My brain is fried, no really, it is. I mean, I definitely have smoked insane amounts of weed in my life but truly that’s not the issue. Is it the enecphalomalacia or something else? Maybe it’s everything, maybe it’s just fucking YOU world, making everything suck a little more every day when I am in my last fucking years, guys. I mean. MY LAST YEARS. My valve I’m gonna guess won’t last 10, in fact if it lasted half that I might be winning because that is the amount of time I asked my surgeon for. I haven’t been to Italy yet & there’s a few more places maybe I need to get to before things fully fall apart here.
Empires tend to fall in 250 years. This is where my uncomfortable math comes in: July 4, 1776-January 20, 2025 is 248 years & 200 days. I think some bad things are coming for us & I tend to have feelings about these things in some pretty key moments & places. I was on a date on Saturday night before 9/11 walking past the WTC towers, looked up & said, those won’t be there forever. I had a feeling about the pandemic too.
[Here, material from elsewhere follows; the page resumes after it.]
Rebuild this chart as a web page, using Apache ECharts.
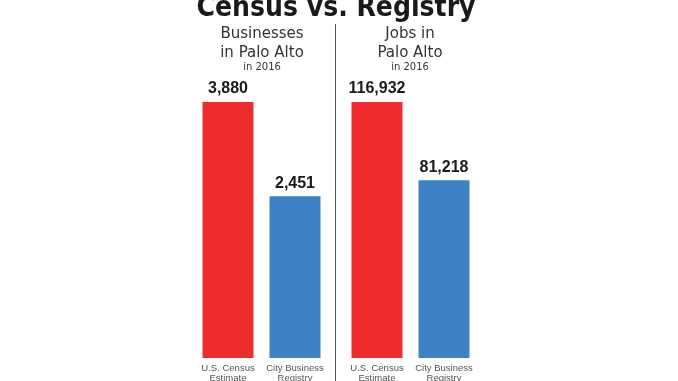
<!DOCTYPE html>
<html>
<head>
<meta charset="utf-8">
<script src="https://cdn.jsdelivr.net/npm/echarts@6/dist/echarts.min.js"></script>
<style>
html,body{margin:0;padding:0;background:#fff;}
#c{width:678px;height:381px;}
</style>
</head>
<body>
<div id="c"></div>
<script>
var categories = ['U.S. Census\nEstimate', 'City Business\nRegistry'];
var businesses = [3880, 2451];
var jobs = [116932, 81218];
var barColors = ['#ee2c2e', '#3d82c5'];

var chart = echarts.init(document.getElementById('c'));

function mkData(vals) {
  return vals.map(function (v, i) {
    return { value: v, itemStyle: { color: barColors[i] } };
  });
}

var labelStyle = {
  show: true,
  position: 'top',
  distance: 5,
  fontFamily: 'Liberation Sans, Arial, sans-serif',
  fontWeight: 'bold',
  fontSize: 16,
  color: '#1a1a1a',
  formatter: function (p) { return p.value.toLocaleString('en-US'); }
};

var xAxisBase = {
  type: 'category',
  data: categories,
  axisLine: { show: false },
  axisTick: { show: false },
  axisLabel: {
    interval: 0,
    hideOverlap: false,
    margin: 5,
    fontFamily: 'Liberation Sans, Arial, sans-serif',
    fontSize: 9.5,
    lineHeight: 10,
    color: '#555'
  }
};

var subStyle = {
  fontFamily: 'DejaVu Sans, sans-serif',
  fontSize: 15,
  fill: '#333',
  textAlign: 'center',
  textVerticalAlign: 'middle'
};
function txt(x, y, s, extra) {
  var st = Object.assign({}, subStyle, extra || {}, { text: s });
  return { type: 'text', x: x, y: y, style: st, silent: true };
}

chart.setOption({
  animation: false,
  grid: [
    { left: 194.5, width: 134, top: 102, bottom: 23, containLabel: false, outerBoundsMode: 'none' },
    { left: 343.5, width: 134, top: 102, bottom: 23, containLabel: false, outerBoundsMode: 'none' }
  ],
  xAxis: [
    Object.assign({ gridIndex: 0 }, xAxisBase),
    Object.assign({ gridIndex: 1 }, xAxisBase)
  ],
  yAxis: [
    { gridIndex: 0, type: 'value', min: 0, max: businesses[0], show: false },
    { gridIndex: 1, type: 'value', min: 0, max: jobs[0], show: false }
  ],
  series: [
    { type: 'bar', xAxisIndex: 0, yAxisIndex: 0, barWidth: 51, data: mkData(businesses), label: labelStyle },
    { type: 'bar', xAxisIndex: 1, yAxisIndex: 1, barWidth: 51, data: mkData(jobs), label: labelStyle }
  ],
  graphic: [
    txt(336, 9, 'Census vs. Registry', {
      fontFamily: 'Liberation Sans Narrow, DejaVu Sans Condensed, Arial Narrow, sans-serif',
      fontWeight: 'bold', fontSize: 28, fill: '#1a1a1a'
    }),
    txt(262, 34.5, 'Businesses'),
    txt(262, 53, 'in Palo Alto'),
    txt(262, 67.5, 'in 2016', { fontSize: 10 }),
    txt(410, 34.5, 'Jobs in'),
    txt(410, 53, 'Palo Alto'),
    txt(410, 67.5, 'in 2016', { fontSize: 10 }),
    {
      type: 'line', silent: true,
      shape: { x1: 335.5, y1: 24, x2: 335.5, y2: 381 },
      style: { stroke: '#555', lineWidth: 1 }
    }
  ]
});
</script>
</body>
</html>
I knew it would get out of control which is why I mitigated early, our first N99s on 1/28/2020. I predicted the aortic dissections, the early onset Alzheimers,
I certainly have zero desire to live past whatever incarnation this country is about to endure to shitify itself. It’s already been a fight to try to exist inside it with constant surgeries interrupting things constantly along the way.